▸ Given exercise:
Repeat the whole listing exactly as written.

┄┄┄┄┄┄┄┄┄┄

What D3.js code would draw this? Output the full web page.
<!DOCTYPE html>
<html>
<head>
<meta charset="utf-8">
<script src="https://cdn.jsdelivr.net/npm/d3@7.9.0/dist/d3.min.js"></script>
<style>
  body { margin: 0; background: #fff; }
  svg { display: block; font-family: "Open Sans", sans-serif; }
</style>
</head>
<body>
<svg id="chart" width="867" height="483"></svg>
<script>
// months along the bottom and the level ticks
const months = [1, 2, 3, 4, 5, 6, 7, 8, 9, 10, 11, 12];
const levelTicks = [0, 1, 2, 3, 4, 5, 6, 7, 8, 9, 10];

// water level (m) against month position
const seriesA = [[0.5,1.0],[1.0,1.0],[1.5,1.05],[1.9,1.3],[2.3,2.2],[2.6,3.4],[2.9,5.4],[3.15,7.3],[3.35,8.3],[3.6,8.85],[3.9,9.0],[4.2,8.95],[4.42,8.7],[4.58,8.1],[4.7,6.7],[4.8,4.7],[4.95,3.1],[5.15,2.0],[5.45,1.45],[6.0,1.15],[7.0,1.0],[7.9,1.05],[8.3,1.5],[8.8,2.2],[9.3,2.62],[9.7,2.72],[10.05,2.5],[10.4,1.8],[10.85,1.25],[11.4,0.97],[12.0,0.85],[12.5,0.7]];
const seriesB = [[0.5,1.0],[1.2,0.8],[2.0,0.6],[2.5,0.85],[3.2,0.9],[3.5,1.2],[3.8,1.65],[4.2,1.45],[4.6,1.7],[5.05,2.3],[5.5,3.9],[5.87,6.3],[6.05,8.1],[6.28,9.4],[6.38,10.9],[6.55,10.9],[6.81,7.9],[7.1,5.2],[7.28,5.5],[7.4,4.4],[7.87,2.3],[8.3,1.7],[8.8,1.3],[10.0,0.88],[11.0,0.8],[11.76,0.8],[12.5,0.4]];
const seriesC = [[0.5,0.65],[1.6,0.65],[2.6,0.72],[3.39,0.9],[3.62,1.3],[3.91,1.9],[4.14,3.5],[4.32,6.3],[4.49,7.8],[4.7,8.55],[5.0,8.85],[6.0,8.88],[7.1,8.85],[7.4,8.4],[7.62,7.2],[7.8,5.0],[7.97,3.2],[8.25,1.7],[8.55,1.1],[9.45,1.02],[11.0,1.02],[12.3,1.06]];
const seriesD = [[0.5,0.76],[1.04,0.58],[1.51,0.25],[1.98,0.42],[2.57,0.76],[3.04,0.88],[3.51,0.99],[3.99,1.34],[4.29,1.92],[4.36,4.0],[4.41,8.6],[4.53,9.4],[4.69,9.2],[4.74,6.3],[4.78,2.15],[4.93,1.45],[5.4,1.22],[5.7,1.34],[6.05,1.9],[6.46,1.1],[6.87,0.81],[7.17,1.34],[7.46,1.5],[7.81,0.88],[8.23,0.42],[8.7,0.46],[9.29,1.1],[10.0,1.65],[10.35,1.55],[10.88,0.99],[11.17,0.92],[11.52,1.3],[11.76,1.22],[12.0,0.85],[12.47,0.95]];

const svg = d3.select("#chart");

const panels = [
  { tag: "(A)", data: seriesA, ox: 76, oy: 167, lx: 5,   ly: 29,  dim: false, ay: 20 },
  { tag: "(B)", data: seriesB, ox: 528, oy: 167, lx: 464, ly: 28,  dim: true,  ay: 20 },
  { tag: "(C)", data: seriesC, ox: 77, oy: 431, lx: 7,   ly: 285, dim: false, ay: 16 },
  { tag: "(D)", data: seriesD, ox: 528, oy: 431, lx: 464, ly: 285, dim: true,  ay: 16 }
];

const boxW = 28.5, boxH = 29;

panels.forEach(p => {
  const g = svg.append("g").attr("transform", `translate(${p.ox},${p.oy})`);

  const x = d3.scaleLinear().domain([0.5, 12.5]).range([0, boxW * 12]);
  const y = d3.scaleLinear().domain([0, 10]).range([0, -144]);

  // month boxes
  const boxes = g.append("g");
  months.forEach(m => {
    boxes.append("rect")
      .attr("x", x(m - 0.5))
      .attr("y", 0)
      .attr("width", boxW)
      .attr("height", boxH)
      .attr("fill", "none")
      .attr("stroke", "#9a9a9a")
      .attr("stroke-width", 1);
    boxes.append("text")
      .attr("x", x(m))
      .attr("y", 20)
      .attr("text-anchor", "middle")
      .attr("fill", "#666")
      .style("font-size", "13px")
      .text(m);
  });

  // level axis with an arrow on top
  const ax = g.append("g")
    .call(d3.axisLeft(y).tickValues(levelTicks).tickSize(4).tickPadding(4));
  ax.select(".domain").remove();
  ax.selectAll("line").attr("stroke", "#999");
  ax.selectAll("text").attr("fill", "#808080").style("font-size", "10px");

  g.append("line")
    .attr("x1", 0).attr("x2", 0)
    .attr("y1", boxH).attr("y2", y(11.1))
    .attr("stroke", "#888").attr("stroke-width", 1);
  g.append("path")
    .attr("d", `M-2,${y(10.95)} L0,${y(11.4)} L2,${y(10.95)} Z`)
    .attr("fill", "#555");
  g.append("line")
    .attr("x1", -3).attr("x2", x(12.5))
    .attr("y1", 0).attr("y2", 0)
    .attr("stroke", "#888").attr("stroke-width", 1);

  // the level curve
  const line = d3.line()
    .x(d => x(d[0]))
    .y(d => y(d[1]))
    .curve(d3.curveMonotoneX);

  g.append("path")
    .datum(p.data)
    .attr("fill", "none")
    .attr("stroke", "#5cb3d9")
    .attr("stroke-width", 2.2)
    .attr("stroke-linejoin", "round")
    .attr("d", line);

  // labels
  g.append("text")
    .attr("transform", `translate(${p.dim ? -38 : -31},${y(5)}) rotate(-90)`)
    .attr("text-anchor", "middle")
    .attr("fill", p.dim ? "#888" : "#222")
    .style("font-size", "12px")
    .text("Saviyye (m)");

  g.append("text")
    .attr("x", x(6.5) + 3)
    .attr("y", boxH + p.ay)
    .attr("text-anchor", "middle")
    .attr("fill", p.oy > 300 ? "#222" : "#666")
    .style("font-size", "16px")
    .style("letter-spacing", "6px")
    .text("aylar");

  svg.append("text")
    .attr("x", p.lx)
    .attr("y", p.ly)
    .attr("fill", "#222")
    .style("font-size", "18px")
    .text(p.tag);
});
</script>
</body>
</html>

┄┄┄┄┄┄┄┄┄┄

▸ Solution for this task:
What D3.js code would draw this? Output the full web page.
<!DOCTYPE html>
<html>
<head>
<meta charset="utf-8">
<script src="https://cdn.jsdelivr.net/npm/d3@7.9.0/dist/d3.min.js"></script>
<style>
  body { margin: 0; background: #fff; }
  svg { display: block; font-family: "Open Sans", sans-serif; }
</style>
</head>
<body>
<svg id="chart" width="867" height="483"></svg>
<script>
// months along the bottom and the level ticks
const months = [1, 2, 3, 4, 5, 6, 7, 8, 9, 10, 11, 12];
const levelTicks = [0, 1, 2, 3, 4, 5, 6, 7, 8, 9, 10];

// water level (m) against month position
const seriesA = [[0.5,1.0],[1.0,1.0],[1.5,1.05],[1.9,1.3],[2.3,2.2],[2.6,3.4],[2.9,5.4],[3.15,7.3],[3.35,8.3],[3.6,8.85],[3.9,9.0],[4.2,8.95],[4.42,8.7],[4.58,8.1],[4.7,6.7],[4.8,4.7],[4.95,3.1],[5.15,2.0],[5.45,1.45],[6.0,1.15],[7.0,1.0],[7.9,1.05],[8.3,1.5],[8.8,2.2],[9.3,2.62],[9.7,2.72],[10.05,2.5],[10.4,1.8],[10.85,1.25],[11.4,0.97],[12.0,0.85],[12.5,0.7]];
const seriesB = [[0.5,1.0],[1.2,0.8],[2.0,0.6],[2.5,0.85],[3.2,0.9],[3.5,1.2],[3.8,1.65],[4.2,1.45],[4.6,1.7],[5.05,2.3],[5.5,3.9],[5.87,6.3],[6.05,8.1],[6.28,9.4],[6.38,10.9],[6.55,10.9],[6.81,7.9],[7.1,5.2],[7.28,5.5],[7.4,4.4],[7.87,2.3],[8.3,1.7],[8.8,1.3],[10.0,0.88],[11.0,0.8],[11.76,0.8],[12.5,0.4]];
const seriesC = [[0.5,0.65],[1.6,0.65],[2.6,0.72],[3.39,0.9],[3.62,1.3],[3.91,1.9],[4.14,3.5],[4.32,6.3],[4.49,7.8],[4.7,8.55],[5.0,8.85],[6.0,8.88],[7.1,8.85],[7.4,8.4],[7.62,7.2],[7.8,5.0],[7.97,3.2],[8.25,1.7],[8.55,1.1],[9.45,1.02],[11.0,1.02],[12.3,1.06]];
const seriesD = [[0.5,0.76],[1.04,0.58],[1.51,0.25],[1.98,0.42],[2.57,0.76],[3.04,0.88],[3.51,0.99],[3.99,1.34],[4.29,1.92],[4.36,4.0],[4.41,8.6],[4.53,9.4],[4.69,9.2],[4.74,6.3],[4.78,2.15],[4.93,1.45],[5.4,1.22],[5.7,1.34],[6.05,1.9],[6.46,1.1],[6.87,0.81],[7.17,1.34],[7.46,1.5],[7.81,0.88],[8.23,0.42],[8.7,0.46],[9.29,1.1],[10.0,1.65],[10.35,1.55],[10.88,0.99],[11.17,0.92],[11.52,1.3],[11.76,1.22],[12.0,0.85],[12.47,0.95]];

const svg = d3.select("#chart");

const panels = [
  { tag: "(A)", data: seriesA, ox: 76, oy: 167, lx: 5,   ly: 29,  dim: false, ay: 20 },
  { tag: "(B)", data: seriesB, ox: 528, oy: 167, lx: 464, ly: 28,  dim: true,  ay: 20 },
  { tag: "(C)", data: seriesC, ox: 77, oy: 431, lx: 7,   ly: 285, dim: false, ay: 16 },
  { tag: "(D)", data: seriesD, ox: 528, oy: 431, lx: 464, ly: 285, dim: true,  ay: 16 }
];

const boxW = 28.5, boxH = 29;

panels.forEach(p => {
  const g = svg.append("g").attr("transform", `translate(${p.ox},${p.oy})`);

  const x = d3.scaleLinear().domain([0.5, 12.5]).range([0, boxW * 12]);
  const y = d3.scaleLinear().domain([0, 10]).range([0, -144]);

  // month boxes
  const boxes = g.append("g");
  months.forEach(m => {
    boxes.append("rect")
      .attr("x", x(m - 0.5))
      .attr("y", 0)
      .attr("width", boxW)
      .attr("height", boxH)
      .attr("fill", "none")
      .attr("stroke", "#9a9a9a")
      .attr("stroke-width", 1);
    boxes.append("text")
      .attr("x", x(m))
      .attr("y", 20)
      .attr("text-anchor", "middle")
      .attr("fill", "#666")
      .style("font-size", "13px")
      .text(m);
  });

  // level axis with an arrow on top
  const ax = g.append("g")
    .call(d3.axisLeft(y).tickValues(levelTicks).tickSize(4).tickPadding(4));
  ax.select(".domain").remove();
  ax.selectAll("line").attr("stroke", "#999");
  ax.selectAll("text").attr("fill", "#808080").style("font-size", "10px");

  g.append("line")
    .attr("x1", 0).attr("x2", 0)
    .attr("y1", boxH).attr("y2", y(11.1))
    .attr("stroke", "#888").attr("stroke-width", 1);
  g.append("path")
    .attr("d", `M-2,${y(10.95)} L0,${y(11.4)} L2,${y(10.95)} Z`)
    .attr("fill", "#555");
  g.append("line")
    .attr("x1", -3).attr("x2", x(12.5))
    .attr("y1", 0).attr("y2", 0)
    .attr("stroke", "#888").attr("stroke-width", 1);

  // the level curve
  const line = d3.line()
    .x(d => x(d[0]))
    .y(d => y(d[1]))
    .curve(d3.curveMonotoneX);

  g.append("path")
    .datum(p.data)
    .attr("fill", "none")
    .attr("stroke", "#5cb3d9")
    .attr("stroke-width", 2.2)
    .attr("stroke-linejoin", "round")
    .attr("d", line);

  // labels
  g.append("text")
    .attr("transform", `translate(${p.dim ? -38 : -31},${y(5)}) rotate(-90)`)
    .attr("text-anchor", "middle")
    .attr("fill", p.dim ? "#888" : "#222")
    .style("font-size", "12px")
    .text("Saviyye (m)");

  g.append("text")
    .attr("x", x(6.5) + 3)
    .attr("y", boxH + p.ay)
    .attr("text-anchor", "middle")
    .attr("fill", p.oy > 300 ? "#222" : "#666")
    .style("font-size", "16px")
    .style("letter-spacing", "6px")
    .text("aylar");

  svg.append("text")
    .attr("x", p.lx)
    .attr("y", p.ly)
    .attr("fill", "#222")
    .style("font-size", "18px")
    .text(p.tag);
});
</script>
</body>
</html>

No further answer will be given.